六郷BASEは、スタッフのみなさんが本当にプロアクティブですよね。僕らスタートアップはとにかくやることが多くて、どうしても情報取得まで手が回らないことが多いんです。スタッフさんがイベントや補助金の情報を持ってきてくれたり、スタートアップ支援のアクセラレーションプログラムを準備してくれたり、僕らができないことを拡張的にしてくれて本当に助かっています。
まだ一社で展示会に出るほどの規模ではないときに、「六郷BASE」として合同で展示会に出展させていただけたのもありがたかったですね。僕は家が遠いので立地が残念ですが(笑)、そういう不可抗力以外では本当にいいところしか浮かばないほど良くしていただいていると思います。

人生で「何をしてきたか」が価値になっていくなら
——トコシエさんの、今後の展望についても聞かせてください。
3Dプリンターの製造・販売のほか、現在は「預かったデータから物を作ってお届けする」というサービスも行なっています。今後は、東京大学と共同で研究開発を進めている「造形プロフェッショナルAI」を活用して、データ作成から納品までを一括で請け負うサービスをスタートさせる予定です。
お客様と話していると、3Dデータを用意することのハードルが高いと感じているので、「こんな感じで」と希望を伝えるだけで3Dデータが完成したらいいなと。そのままプリンターで造形できる一気通貫のサービスになれば、アイデアを形にできる方々が増えるのではと思っています。
——それはすごいですね!海外進出なども考えていますか?
そうですね。
造形プロフェッショナルAIの提供できる価値は、海外でも十分に通用すると思っています。まずは市場規模の大きいアメリカに最先端の事例として持っていきたいですね。対話で指示したものが自動でデータ化・プリントされる一連のプロダクトを、2026年1月の北米での展示会で発表できたらと考えています。
——トコシエさんは、なぜそこまで「全自動」にこだわるのでしょうか?
ベルトコンベア型3Dプリンターを作るときから変わらず、人間が必要な作業以外は機械でできたらという思いがあります。プリンターから物を取り外すなどの単純な“作業”は人間がやらなくてもいい時代がきていると思っていて。 「人生で何をしてきたか」が人の価値になっていくなら、その価値を作るための時間を単純作業に費やしてほしくない。もちろん単純作業に面白さを感じる人はいいんですが、そうでない人たちに自動化の選択肢を提供したいんだと思います。

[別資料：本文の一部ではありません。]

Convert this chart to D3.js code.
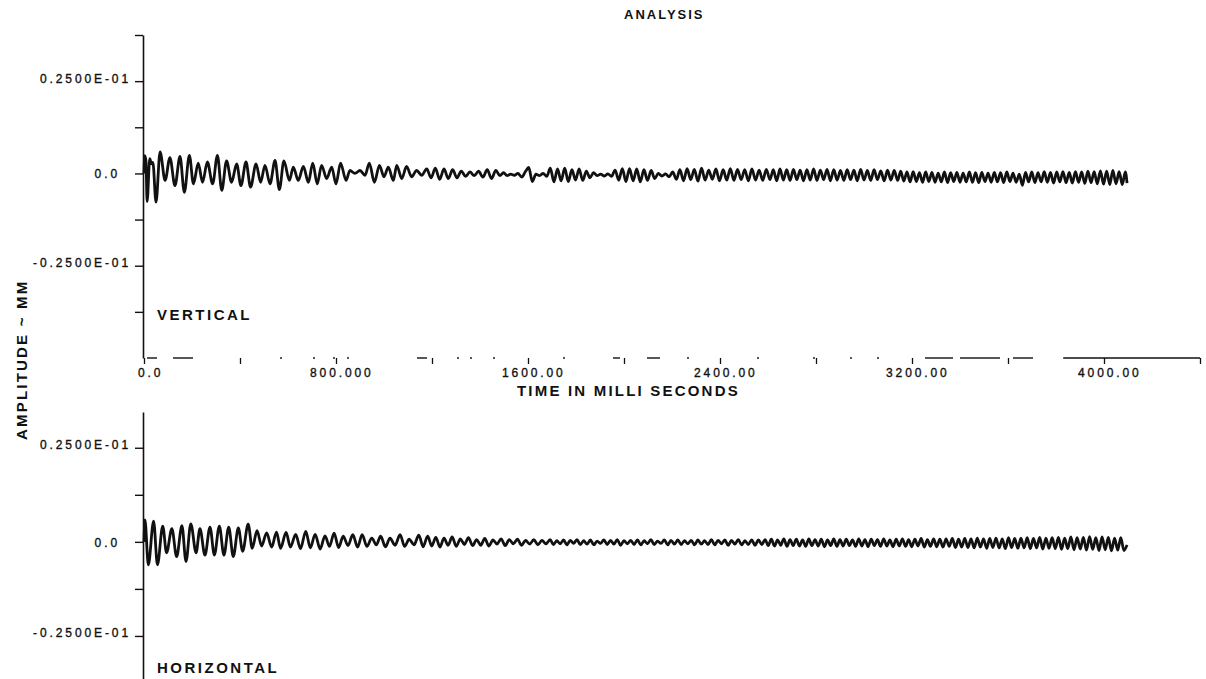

——渡辺さんご自身は、自動化で生まれた時間で何をしたいと考えていますか?
僕はサボりたい(笑)……という気持ちもありますが、ずっと勉強していきたいなと思っています。
いつかまた大学に行ってMBAを学び直したいとも考えていて、トコシエで経験した成功や失敗をまた座学で考えてみたいんです。その学びをもとに、また形にしていくのもいいんじゃないかな、と今は考えています。
——「怠け者」というイメージはまったくなかった渡辺さんの、新たな側面を知ることができた楽しいインタビューでした。渡辺さん、ありがとうございました!今後のトコシエさんの活躍にも期待しています!